Mainstream culture acknowledges only one world, the physical world, and has no name for someone who lives by their dreams. A “dreamer” is a lost soul, someone whose head is in the clouds and who cannot quite function in the “real” world. It’s not an esteemed title.
Yet attitudes are shifting. There is a resurgence in the value attributed to dreams, and more people are dream watchers. Charting one’s life by dreams is not unlike trying to understand the state of the world by listening to shortwave radio. I am more frequently baffled than not. Information can be in any language and from any number of sources. Yet listening to these signals deepens my understanding of this realm, and is a way of honoring the depths of our feminine souls.
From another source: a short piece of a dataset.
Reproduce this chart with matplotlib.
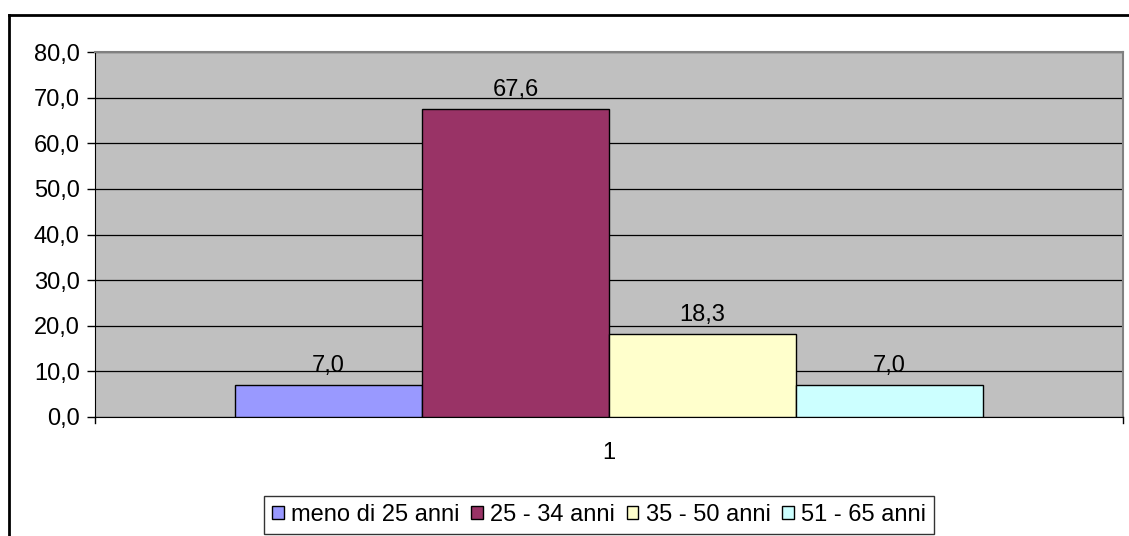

Using dreams as a compass was not my customary method for setting a course, but it has been a rewarding journey. If I told you “I never dreamed where it would take me,” - that would be only half true.
For twenty-three years now women have gathered together near the fall equinox to be inspired and nurtured in the company of women. We soak in the hot pools, treasure time with beloved friends, make connections with a whole new host of remarkable women and hear each other’s wisdom. We dance, sing, laugh and weep, sharing the pains, joys and understandings of our lives. We welcome and honor women of all faiths, all gender identities, and listen to our different spiritual journeys. Every year the women say, “Thank you. We need this. Keep doing it. How can I help?”
Over the years, I have seen so many sprouted seeds from Celebrating Women; the links that continue, the dreams and events germinated at this weekend. It brings me great joy and fulfillment to see this vision, shared and carried by so many, continuing to serve Montana women, and blessing the world with the feminine creativity and values so needed on this planet.